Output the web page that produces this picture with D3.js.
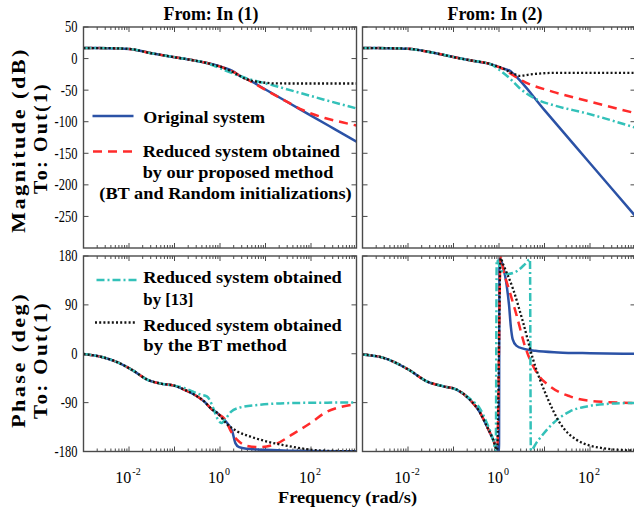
<!DOCTYPE html>
<html>
<head>
<meta charset="utf-8">
<script src="https://cdn.jsdelivr.net/npm/d3@7"></script>
<style>
body { margin: 0; background: #fff; }
text { font-family: "Liberation Serif", "DejaVu Serif", serif; }
</style>
</head>
<body>
<div id="chart-area"></div>
<script>
// ---- data: [frequency (rad/s), value] ----
// magnitude (dB), From In(1)
let magOrig1 = [[0.001,16.7],[0.0032,16.5],[0.01,15.3],[0.029,8.9],[0.093,2.5],[0.257,-2.7],[0.708,-9.5],
  [1.122,-13.6],[1.585,-17.2],[1.995,-20.8],[2.82,-28],[3.98,-32.6],[10,-49],[31.6,-69.6],[100,-90.3],[316,-110.9],[1000,-131.5]];
let magRed1 = [[0.001,16.7],[0.0032,16.5],[0.01,15.3],[0.029,8.9],[0.093,2.5],[0.257,-2.7],[0.708,-9.5],
  [1.122,-14],[1.585,-18],[1.995,-21.5],[2.82,-27.5],[3.98,-33],[10,-49.5],[31.6,-69.5],[63.1,-81],[100,-87],[200,-94],[398,-99.5],[1000,-106]];
let magCyan1 = [[0.001,16.7],[0.0032,16.5],[0.01,15.3],[0.029,8.9],[0.093,2.5],[0.257,-2.7],[0.5,-7],
  [0.851,-13.2],[1.175,-17.4],[1.95,-23.7],[3.89,-31.5],[6.46,-35.8],[15.8,-43],[34.7,-50],[186,-64.7],[1000,-79]];
let magBlack1 = [[0.001,16.7],[0.0032,16.5],[0.01,15.3],[0.029,8.9],[0.093,2.5],[0.257,-2.7],[0.708,-9.5],
  [1.122,-14],[1.995,-22],[3.89,-33],[8.91,-37.9],[17.8,-39.4],[100,-39.5],[1000,-39.5]];

// magnitude (dB), From In(2)
let magOrig2 = [[0.001,16.7],[0.0032,16.5],[0.01,15.5],[0.03,10.4],[0.083,3.6],[0.229,-2.7],[0.631,-8.5],
  [1.23,-15.8],[1.738,-19.5],[2.04,-23.7],[10,-81.7],[100,-165.7],[1000,-249.7]];
let magRed2 = [[0.001,16.7],[0.0032,16.5],[0.01,15.5],[0.03,10.4],[0.083,3.6],[0.229,-2.7],[0.631,-8.5],
  [1.23,-16.5],[2.04,-26.5],[3.39,-35.8],[15.5,-52.7],[85.1,-66.9],[1000,-86.5]];
let magCyan2 = [[0.001,16.7],[0.0032,16.5],[0.01,15.5],[0.03,10.4],[0.083,3.6],[0.229,-2.7],[0.631,-8.5],
  [1.047,-18.5],[1.738,-31.5],[2.88,-47.3],[6.76,-64.7],[15.5,-73.7],[85.1,-86.8],[1000,-109.5]];
let magBlack2 = [[0.001,16.7],[0.0032,16.5],[0.01,15.5],[0.03,10.4],[0.083,3.6],[0.229,-2.7],[0.631,-8.5],
  [1.23,-15.8],[2.04,-23.7],[2.88,-27.4],[4.79,-25.2],[15.5,-22.7],[100,-22.5],[1000,-22.5]];

// phase (deg), From In(1)
let phOrig1 = [[0.001,-0.5],[0.0024,-5.6],[0.0055,-15.5],[0.0129,-32],[0.025,-47.6],[0.05,-55],[0.098,-58.7],[0.162,-66],[0.269,-75],[0.447,-87.7],[0.676,-103],
  [0.871,-109],[1.445,-127.8],[1.862,-143],[2.19,-165],[2.63,-172],[3.98,-175],[10,-177],[31.6,-178.5],[1000,-179.5]];
let phRed1 = [[0.001,-0.5],[0.0024,-5.6],[0.0055,-15.5],[0.0129,-32],[0.025,-47.6],[0.05,-55],[0.098,-58.7],[0.162,-66],[0.269,-75],[0.447,-87.7],[0.676,-103],
  [0.871,-110],[1.318,-122],[1.738,-143],[2.4,-158.7],[3.98,-169.8],[7.59,-172],[18.2,-165],[39.8,-148],[100,-127],[200,-109],[501,-97],[1000,-93]];
let phCyan1 = [[0.001,-0.5],[0.0024,-5.6],[0.0055,-15.5],[0.0129,-32],[0.025,-47.6],[0.05,-55],[0.098,-58.7],
  [0.162,-63],[0.257,-70],[0.38,-75.4],[0.513,-78.5],[0.603,-86],[0.708,-100],[0.912,-122],[1.072,-127.5],[1.318,-120],[1.738,-107],[2.75,-99],[7.59,-94],[40.7,-90.7],[1000,-89.8]];
let phBlack1 = [[0.001,-0.5],[0.0024,-5.6],[0.0055,-15.5],[0.0129,-32],[0.025,-47.6],[0.05,-55],[0.098,-58.7],[0.162,-66],[0.269,-75],[0.447,-87.7],[0.676,-103],
  [0.871,-109],[1.445,-130],[2.4,-143],[4.68,-152.6],[11,-161.8],[25.7,-168.5],[58.9,-174],[195,-178.5],[1000,-179.5]];

// phase (deg), From In(2)
let phOrig2 = [[0.001,-1.3],[0.0029,-7.5],[0.0102,-29],[0.0257,-50.7],[0.06,-60],[0.117,-66],[0.229,-84.6],[0.38,-108],[0.537,-133],[0.741,-158],
  [0.93,-175],[1,-180],[1.023,175],[1.23,160],[1.479,125],[1.66,90],[1.82,50],[1.995,27],[2.4,15],[3.55,9],[6.31,5.5],[20,2.5],[100,1],[1000,0]];
let phRed2 = [[0.001,-1.3],[0.0029,-7.5],[0.0102,-29],[0.0257,-50.7],[0.06,-60],[0.117,-66],[0.229,-84.6],[0.38,-108],[0.537,-133],[0.741,-158],
  [0.912,-176],[1.084,178],[1.23,156],[1.738,113],[2.455,69.6],[3.72,14],[6.76,-35],[13.2,-60],[36.3,-78.5],[141,-87.8],[1000,-90.7]];
let phCyan2 = [[0.001,-1.3],[0.0029,-7.5],[0.0102,-29],[0.0257,-50.7],[0.06,-60],[0.117,-66],
  [0.229,-83],[0.38,-101],[0.537,-127],[0.741,-158],[0.851,-178],[0.891,173],[1.047,160],[1.23,150],[1.585,147],[2.455,152],[3.72,165],[4.79,174],
  [5.01,-178],[6.76,-163],[15.5,-128],[36.3,-106],[85.1,-97],[275,-92],[1000,-90.5]];
let phBlack2 = [[0.001,-1.3],[0.0029,-7.5],[0.0102,-29],[0.0257,-50.7],[0.06,-60],[0.117,-66],[0.229,-84.6],[0.38,-108],[0.537,-133],[0.741,-158],
  [0.912,-177],[1.084,176],[1.23,165],[2.04,119],[3.39,57.4],[5.62,-10.6],[11.2,-78.5],[21.9,-127.8],[51.3,-158.7],[195,-174],[1000,-178.5]];

let magTicks = [50, 0, -50, -100, -150, -200, -250];
let phTicks = [180, 90, 0, -90, -180];
let freqLabels = [1e-2, 1e0, 1e2];
let freqExp = ["-2", "0", "2"];
let titles = ["From: In (1)", "From: In (2)"];

// ---- drawing ----
let svg = d3.select("#chart-area").append("svg")
  .attr("width", 634)
  .attr("height", 510);

let frameColor = "#4a4a4a";
let colors = { orig: "#2b52a6", red: "#ff2b2b", cyan: "#33c1b9", black: "#141414" };
let dashes = { orig: null, red: "9,6", cyan: "8,3,2,3", black: "2,2.2" };

let xs = [
  d3.scaleLog().domain([1e-3, 1e3]).range([83.5, 356.5]),
  d3.scaleLog().domain([1e-3, 1e3]).range([362.5, 635.5])
];
let yMag = d3.scaleLinear().domain([-300, 50]).range([248, 27]);
let yPh = d3.scaleLinear().domain([-180, 180]).range([451.5, 256]);

let panels = [
  { c: 0, y: yMag, ticks: magTicks, series: { orig: magOrig1, red: magRed1, cyan: magCyan1, black: magBlack1 }, bottom: false },
  { c: 1, y: yMag, ticks: magTicks, series: { orig: magOrig2, red: magRed2, cyan: magCyan2, black: magBlack2 }, bottom: false },
  { c: 0, y: yPh, ticks: phTicks, series: { orig: phOrig1, red: phRed1, cyan: phCyan1, black: phBlack1 }, bottom: true },
  { c: 1, y: yPh, ticks: phTicks, series: { orig: phOrig2, red: phRed2, cyan: phCyan2, black: phBlack2 }, bottom: true }
];

function squeeze(sel, k) {
  sel.each(function () {
    let len = this.getComputedTextLength();
    d3.select(this).attr("textLength", len * k).attr("lengthAdjust", "spacingAndGlyphs");
  });
}

panels.forEach((p, i) => {
  let x = xs[p.c], y = p.y;
  let x0 = x.range()[0], x1 = x.range()[1], y0 = y.range()[1], y1 = y.range()[0];
  let g = svg.append("g");

  g.append("clipPath").attr("id", "clip" + i)
    .append("rect").attr("x", x0).attr("y", y0).attr("width", x1 - x0).attr("height", y1 - y0);

  // ticks (inside, all four sides)
  let allTicks = x.ticks();
  let major = allTicks.filter(d => Math.abs(Math.log10(d) - Math.round(Math.log10(d))) < 1e-6);
  let minor = allTicks.filter(d => major.indexOf(d) < 0);
  [[y1, -1], [y0, 1]].forEach(([yy, dir]) => {
    g.selectAll(null).data(minor).enter().append("line")
      .attr("x1", d => x(d)).attr("x2", d => x(d))
      .attr("y1", yy).attr("y2", yy + dir * 3)
      .attr("stroke", frameColor).attr("stroke-width", 1);
    g.selectAll(null).data(major).enter().append("line")
      .attr("x1", d => x(d)).attr("x2", d => x(d))
      .attr("y1", yy).attr("y2", yy + dir * 5)
      .attr("stroke", frameColor).attr("stroke-width", 1);
  });
  [[x0, 1], [x1, -1]].forEach(([xx, dir]) => {
    g.selectAll(null).data(p.ticks).enter().append("line")
      .attr("x1", xx).attr("x2", xx + dir * 5)
      .attr("y1", d => y(d)).attr("y2", d => y(d))
      .attr("stroke", frameColor).attr("stroke-width", 1);
  });

  // curves
  let line = d3.line()
    .x(d => x(d[0]))
    .y(d => y(d[1]))
    .curve(d3.curveMonotoneX);
  let lines = g.append("g").attr("clip-path", "url(#clip" + i + ")");
  ["orig", "red", "cyan", "black"].forEach(k => {
    lines.append("path")
      .datum(p.series[k])
      .attr("d", line)
      .attr("fill", "none")
      .attr("stroke", colors[k])
      .attr("stroke-width", k === "black" ? 2.3 : 2.5)
      .attr("stroke-dasharray", dashes[k]);
  });

  // frame
  g.append("rect")
    .attr("x", x0).attr("y", y0).attr("width", x1 - x0).attr("height", y1 - y0)
    .attr("fill", "none").attr("stroke", frameColor).attr("stroke-width", 1.4);

  // y tick labels on the left column only
  if (p.c === 0) {
    let lab = g.selectAll(null).data(p.ticks).enter().append("text")
      .attr("x", x0 - 6).attr("y", d => y(d))
      .attr("dy", "0.34em")
      .attr("text-anchor", "end")
      .attr("font-size", 16)
      .text(d => d);
    squeeze(lab, 0.78);
  }

  // x tick labels under the bottom row: 10 with a raised exponent
  if (p.bottom) {
    freqLabels.forEach((f, j) => {
      let t = g.append("text")
        .attr("x", x(f) - 1).attr("y", 483)
        .attr("text-anchor", "middle")
        .attr("font-size", 16);
      t.append("tspan").text("10");
      t.append("tspan").attr("dx", 1).attr("dy", -8).attr("font-size", 10).text(freqExp[j]);
    });
  }
});

// titles
titles.forEach((t, i) => {
  svg.append("text")
    .attr("x", i === 0 ? 211 : 495).attr("y", 19.5)
    .attr("text-anchor", "middle")
    .attr("font-size", 18).attr("font-weight", "bold")
    .attr("textLength", 95).attr("lengthAdjust", "spacingAndGlyphs")
    .text(t);
});

// axis labels
function rotLabel(str, x, y, len) {
  svg.append("text")
    .attr("transform", "translate(" + x + "," + y + ") rotate(-90)")
    .attr("text-anchor", "middle")
    .attr("font-size", 18).attr("font-weight", "bold")
    .attr("letter-spacing", 2)
    .attr("textLength", len).attr("lengthAdjust", "spacingAndGlyphs")
    .text(str);
}
rotLabel("Magnitude (dB)", 25, 140, 186);
rotLabel("To: Out(1)", 47, 138, 112);
rotLabel("Phase (deg)", 25, 360, 136);
rotLabel("To: Out(1)", 47, 360, 118);

svg.append("text")
  .attr("x", 347.5).attr("y", 502.5)
  .attr("text-anchor", "middle")
  .attr("font-size", 17).attr("font-weight", "bold")
  .attr("textLength", 139).attr("lengthAdjust", "spacingAndGlyphs")
  .text("Frequency (rad/s)");

// legends
let legendRows = [
  { k: "orig", ly: 116, x1: 92.5, x2: 133.5 },
  { k: "red", ly: 151.5, x1: 93, x2: 133.5 },
  { k: "cyan", ly: 280, x1: 96.5, x2: 137 },
  { k: "black", ly: 322.5, x1: 95, x2: 137 }
];
legendRows.forEach(r => {
  svg.append("line")
    .attr("x1", r.x1).attr("x2", r.x2).attr("y1", r.ly).attr("y2", r.ly)
    .attr("stroke", colors[r.k]).attr("stroke-width", 2.7)
    .attr("stroke-dasharray", dashes[r.k]);
});
let legendText = [
  ["Original system", 143.3, 122.5, 121.7],
  ["Reduced system obtained", 142.7, 157.3, 197.3],
  ["by our proposed method", 142.7, 178.2, 190.6],
  ["(BT and Random initializations)", 99.3, 199.3, 252.4],
  ["Reduced system obtained", 143.3, 283.3, 198.4],
  ["by [13]", 143.3, 305, 50],
  ["Reduced system obtained", 143.3, 330.5, 198.4],
  ["by the BT method", 143.3, 351, 143.4]
];
legendText.forEach(t => {
  svg.append("text")
    .attr("x", t[1]).attr("y", t[2])
    .attr("font-size", 17.5).attr("font-weight", "bold")
    .attr("textLength", t[3]).attr("lengthAdjust", "spacingAndGlyphs")
    .text(t[0]);
});
</script>
</body>
</html>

Exercise task: Using the listing, say how many lines include the word "picture", and add nothing else.

Complete output: 1